AWS, Azure, Google: Best vs. ‘best for me’

One thing to consider is the scores themselves. Compare them to the Gartner ranking in 2015, and AWS went down four percentage points, from 96%. Microsoft gained one point, and Google gained three. But the feature development and progress in the cloud moves at breakneck speed, and the number of criteria items Gartner used to rate the providers increased to 234 in 2016 — up from 205 in 2015. So, AWS, Azure and Google were being measured by more yardsticks.

“They all have maintained, or gone up or gone down slightly, but they’re still in the same ballpark,” Khnaser said.

And then there are the services the providers offer and why customers choose them to be factored into the Gartner ranking. AWS offers “fantastic scale,” high availability, and a broad and growing set of features and services.

“For all intents and purposes, AWS created this segment, this market,” Khnaser said.
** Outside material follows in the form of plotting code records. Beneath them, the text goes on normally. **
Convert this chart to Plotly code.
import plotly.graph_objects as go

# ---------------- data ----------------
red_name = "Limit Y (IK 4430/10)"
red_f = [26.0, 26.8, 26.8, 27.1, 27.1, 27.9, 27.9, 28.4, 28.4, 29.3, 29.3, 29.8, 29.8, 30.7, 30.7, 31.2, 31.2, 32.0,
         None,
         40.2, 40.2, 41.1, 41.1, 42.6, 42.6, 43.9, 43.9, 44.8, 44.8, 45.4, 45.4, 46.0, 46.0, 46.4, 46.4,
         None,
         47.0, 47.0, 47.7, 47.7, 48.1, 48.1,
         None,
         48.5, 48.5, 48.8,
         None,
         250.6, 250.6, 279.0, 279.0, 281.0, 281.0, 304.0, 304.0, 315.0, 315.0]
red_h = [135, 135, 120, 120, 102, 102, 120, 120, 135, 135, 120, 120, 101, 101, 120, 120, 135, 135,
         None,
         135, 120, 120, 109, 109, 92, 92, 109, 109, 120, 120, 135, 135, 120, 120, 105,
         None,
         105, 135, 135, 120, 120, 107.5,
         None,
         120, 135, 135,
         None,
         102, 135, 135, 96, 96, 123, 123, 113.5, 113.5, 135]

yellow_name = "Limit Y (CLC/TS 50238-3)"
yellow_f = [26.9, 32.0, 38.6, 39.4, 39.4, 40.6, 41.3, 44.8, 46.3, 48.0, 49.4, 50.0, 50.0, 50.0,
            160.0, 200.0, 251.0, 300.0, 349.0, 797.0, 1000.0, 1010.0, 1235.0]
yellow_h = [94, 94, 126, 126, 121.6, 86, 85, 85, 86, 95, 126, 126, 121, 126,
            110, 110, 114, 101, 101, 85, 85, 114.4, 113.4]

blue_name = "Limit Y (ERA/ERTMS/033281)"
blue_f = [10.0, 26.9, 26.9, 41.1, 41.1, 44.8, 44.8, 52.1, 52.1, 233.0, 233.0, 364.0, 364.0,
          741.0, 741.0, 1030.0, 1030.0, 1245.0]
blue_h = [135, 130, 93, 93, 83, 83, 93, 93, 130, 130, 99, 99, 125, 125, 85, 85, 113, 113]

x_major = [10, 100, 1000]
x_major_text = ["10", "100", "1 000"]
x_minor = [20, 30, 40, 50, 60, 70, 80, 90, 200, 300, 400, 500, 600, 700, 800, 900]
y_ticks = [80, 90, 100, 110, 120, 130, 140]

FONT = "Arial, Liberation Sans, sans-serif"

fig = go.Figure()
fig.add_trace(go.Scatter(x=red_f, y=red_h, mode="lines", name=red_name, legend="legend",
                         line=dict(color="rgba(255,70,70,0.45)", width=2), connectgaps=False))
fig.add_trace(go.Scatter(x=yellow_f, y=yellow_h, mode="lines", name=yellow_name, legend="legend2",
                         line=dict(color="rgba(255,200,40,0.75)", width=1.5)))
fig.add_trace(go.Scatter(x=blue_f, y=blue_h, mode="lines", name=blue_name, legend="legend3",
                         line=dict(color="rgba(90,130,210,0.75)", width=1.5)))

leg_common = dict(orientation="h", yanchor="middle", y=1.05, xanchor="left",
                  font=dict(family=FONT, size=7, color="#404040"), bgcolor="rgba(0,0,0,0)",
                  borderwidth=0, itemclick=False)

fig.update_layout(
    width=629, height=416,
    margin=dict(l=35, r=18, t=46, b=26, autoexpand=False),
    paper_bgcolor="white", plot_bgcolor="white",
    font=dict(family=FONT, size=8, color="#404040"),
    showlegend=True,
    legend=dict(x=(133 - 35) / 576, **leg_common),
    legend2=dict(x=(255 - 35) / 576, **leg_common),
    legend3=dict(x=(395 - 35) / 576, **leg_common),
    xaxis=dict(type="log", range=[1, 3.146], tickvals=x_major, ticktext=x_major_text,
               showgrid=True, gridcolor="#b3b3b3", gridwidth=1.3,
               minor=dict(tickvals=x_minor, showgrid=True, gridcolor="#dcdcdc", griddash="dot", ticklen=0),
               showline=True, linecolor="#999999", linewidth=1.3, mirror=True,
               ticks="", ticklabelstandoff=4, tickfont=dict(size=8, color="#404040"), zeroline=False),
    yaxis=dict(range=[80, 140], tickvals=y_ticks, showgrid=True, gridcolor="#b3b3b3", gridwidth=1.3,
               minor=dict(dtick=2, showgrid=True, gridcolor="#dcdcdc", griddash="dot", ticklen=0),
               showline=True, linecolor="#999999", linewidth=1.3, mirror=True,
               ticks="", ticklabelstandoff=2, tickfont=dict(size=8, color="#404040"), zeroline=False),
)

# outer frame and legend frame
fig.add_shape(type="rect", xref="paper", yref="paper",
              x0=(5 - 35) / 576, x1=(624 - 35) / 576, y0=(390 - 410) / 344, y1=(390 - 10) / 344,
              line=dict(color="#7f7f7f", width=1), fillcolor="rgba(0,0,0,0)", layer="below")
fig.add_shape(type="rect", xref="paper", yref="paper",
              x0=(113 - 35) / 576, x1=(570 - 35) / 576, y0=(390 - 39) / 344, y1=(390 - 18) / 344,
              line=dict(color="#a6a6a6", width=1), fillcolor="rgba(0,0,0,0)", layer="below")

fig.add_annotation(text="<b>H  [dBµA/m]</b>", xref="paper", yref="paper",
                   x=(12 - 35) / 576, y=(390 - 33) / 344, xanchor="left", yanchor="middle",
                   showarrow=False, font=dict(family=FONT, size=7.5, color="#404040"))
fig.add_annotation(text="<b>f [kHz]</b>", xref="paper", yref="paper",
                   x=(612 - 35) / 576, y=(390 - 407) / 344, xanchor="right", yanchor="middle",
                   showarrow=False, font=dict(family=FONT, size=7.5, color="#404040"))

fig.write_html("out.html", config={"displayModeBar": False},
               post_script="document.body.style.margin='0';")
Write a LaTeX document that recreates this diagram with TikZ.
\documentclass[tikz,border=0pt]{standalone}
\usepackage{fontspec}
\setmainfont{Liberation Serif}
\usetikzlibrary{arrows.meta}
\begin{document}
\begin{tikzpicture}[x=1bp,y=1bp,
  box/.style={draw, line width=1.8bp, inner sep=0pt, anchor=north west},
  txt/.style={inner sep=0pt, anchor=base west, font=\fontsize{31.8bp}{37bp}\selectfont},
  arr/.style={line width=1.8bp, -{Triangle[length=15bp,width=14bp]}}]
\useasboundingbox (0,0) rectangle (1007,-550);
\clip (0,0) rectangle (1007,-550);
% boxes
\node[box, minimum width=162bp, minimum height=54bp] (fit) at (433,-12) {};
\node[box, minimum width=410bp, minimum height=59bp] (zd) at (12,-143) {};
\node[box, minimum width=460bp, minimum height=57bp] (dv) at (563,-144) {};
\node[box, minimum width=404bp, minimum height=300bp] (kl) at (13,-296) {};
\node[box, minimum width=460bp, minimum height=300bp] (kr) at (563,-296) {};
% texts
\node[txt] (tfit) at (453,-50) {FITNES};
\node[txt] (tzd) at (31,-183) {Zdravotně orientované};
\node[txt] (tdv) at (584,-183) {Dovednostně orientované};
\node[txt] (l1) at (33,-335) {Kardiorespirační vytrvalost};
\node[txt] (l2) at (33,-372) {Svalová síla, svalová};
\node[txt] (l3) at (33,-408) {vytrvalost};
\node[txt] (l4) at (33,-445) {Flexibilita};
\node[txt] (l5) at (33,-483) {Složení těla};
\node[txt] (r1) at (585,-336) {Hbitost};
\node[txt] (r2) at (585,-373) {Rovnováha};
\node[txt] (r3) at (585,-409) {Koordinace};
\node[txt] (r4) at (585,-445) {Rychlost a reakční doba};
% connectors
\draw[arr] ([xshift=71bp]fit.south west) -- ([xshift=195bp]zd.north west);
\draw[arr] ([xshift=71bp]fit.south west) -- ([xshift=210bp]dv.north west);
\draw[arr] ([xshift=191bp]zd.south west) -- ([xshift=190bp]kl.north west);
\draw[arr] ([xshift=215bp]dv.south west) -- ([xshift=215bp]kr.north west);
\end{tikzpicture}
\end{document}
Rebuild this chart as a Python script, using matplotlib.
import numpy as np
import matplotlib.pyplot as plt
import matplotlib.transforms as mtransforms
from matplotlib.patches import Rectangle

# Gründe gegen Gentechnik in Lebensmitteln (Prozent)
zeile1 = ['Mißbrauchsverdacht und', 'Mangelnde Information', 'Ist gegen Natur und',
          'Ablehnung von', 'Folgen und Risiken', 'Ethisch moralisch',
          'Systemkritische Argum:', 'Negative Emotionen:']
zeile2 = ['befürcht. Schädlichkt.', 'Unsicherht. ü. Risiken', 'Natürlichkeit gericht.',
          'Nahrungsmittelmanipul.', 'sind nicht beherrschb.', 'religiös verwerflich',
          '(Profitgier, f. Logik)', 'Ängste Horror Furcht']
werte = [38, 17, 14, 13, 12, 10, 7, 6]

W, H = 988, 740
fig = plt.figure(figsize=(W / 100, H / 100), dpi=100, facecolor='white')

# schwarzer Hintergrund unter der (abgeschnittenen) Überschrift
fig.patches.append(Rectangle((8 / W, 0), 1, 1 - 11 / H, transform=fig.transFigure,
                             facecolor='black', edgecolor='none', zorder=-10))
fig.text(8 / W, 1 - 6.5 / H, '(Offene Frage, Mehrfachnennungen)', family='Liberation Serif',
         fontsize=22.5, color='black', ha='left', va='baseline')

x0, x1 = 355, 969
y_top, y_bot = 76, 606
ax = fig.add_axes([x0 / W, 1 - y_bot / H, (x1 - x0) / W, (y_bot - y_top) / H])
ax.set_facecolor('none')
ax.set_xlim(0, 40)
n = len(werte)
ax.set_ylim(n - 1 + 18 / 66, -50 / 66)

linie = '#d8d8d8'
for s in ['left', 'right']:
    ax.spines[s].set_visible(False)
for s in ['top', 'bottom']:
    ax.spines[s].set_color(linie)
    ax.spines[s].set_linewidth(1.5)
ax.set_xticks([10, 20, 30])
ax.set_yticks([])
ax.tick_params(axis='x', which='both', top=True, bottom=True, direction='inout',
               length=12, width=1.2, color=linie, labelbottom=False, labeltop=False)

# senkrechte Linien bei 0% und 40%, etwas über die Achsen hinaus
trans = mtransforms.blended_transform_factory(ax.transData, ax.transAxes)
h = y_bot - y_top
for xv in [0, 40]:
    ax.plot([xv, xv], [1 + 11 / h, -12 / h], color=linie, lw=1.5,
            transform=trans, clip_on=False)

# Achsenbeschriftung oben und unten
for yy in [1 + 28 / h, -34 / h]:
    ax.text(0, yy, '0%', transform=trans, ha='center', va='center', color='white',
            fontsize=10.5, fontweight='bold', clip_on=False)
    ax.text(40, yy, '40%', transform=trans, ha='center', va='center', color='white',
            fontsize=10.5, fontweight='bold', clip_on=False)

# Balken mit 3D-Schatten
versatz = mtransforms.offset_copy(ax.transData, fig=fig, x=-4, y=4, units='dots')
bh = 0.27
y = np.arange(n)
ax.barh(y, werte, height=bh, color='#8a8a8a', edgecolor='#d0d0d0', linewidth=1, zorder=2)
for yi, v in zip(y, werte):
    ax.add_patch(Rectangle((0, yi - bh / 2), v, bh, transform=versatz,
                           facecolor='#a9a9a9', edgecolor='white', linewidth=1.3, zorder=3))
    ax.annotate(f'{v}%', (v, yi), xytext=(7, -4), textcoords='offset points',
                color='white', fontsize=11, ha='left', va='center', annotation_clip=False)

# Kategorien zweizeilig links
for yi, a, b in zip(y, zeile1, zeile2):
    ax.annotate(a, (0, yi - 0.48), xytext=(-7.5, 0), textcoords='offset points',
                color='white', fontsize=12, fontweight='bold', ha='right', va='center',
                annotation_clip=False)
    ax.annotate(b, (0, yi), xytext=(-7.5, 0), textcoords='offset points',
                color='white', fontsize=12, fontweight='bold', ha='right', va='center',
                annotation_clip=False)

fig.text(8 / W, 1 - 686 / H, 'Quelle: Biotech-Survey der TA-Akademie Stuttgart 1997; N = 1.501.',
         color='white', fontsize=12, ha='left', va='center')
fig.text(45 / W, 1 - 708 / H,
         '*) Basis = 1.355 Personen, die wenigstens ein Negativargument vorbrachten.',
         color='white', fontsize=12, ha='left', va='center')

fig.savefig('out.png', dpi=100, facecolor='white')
Meanwhile, companies that are heavily invested in Microsoft — “and pretty much we all are,” Khnaser said of the company whose Windows operating system runs on most desktops — are often drawn to Azure. For example, if they’re running Microsoft’s Hyper-V, which lets them spin up virtual machines, or its System Center, which helps administer servers and desktops, Azure is a good match.

As for Google Cloud Platform, the newcomer in the trio of assessed providers, “Google’s Google,” Khnaser said. The search engine giant has made a lot of improvements, hence its improved score over 2015. (In 2014, it wasn’t included in the Gartner ranking.)

Gartner clients that use Google love its storage capacity and expansive, powerful network. And they’re attracted to innovative technologies like containers, which can speed up programming, or Kubernetes, an open source automation system that manages them.

Another thing Google customers like is the sustained usage model, which governs how Google computing resources are priced.

“Customers tend to like the idea of not having to either go through negotiations or very in-depth calculations to figure out how much something is going to cost,” Khnaser said. “With the sustained usage model, the more that you use a particular system, the more discounts that you get. So, [it’s] simple for customers to understand.”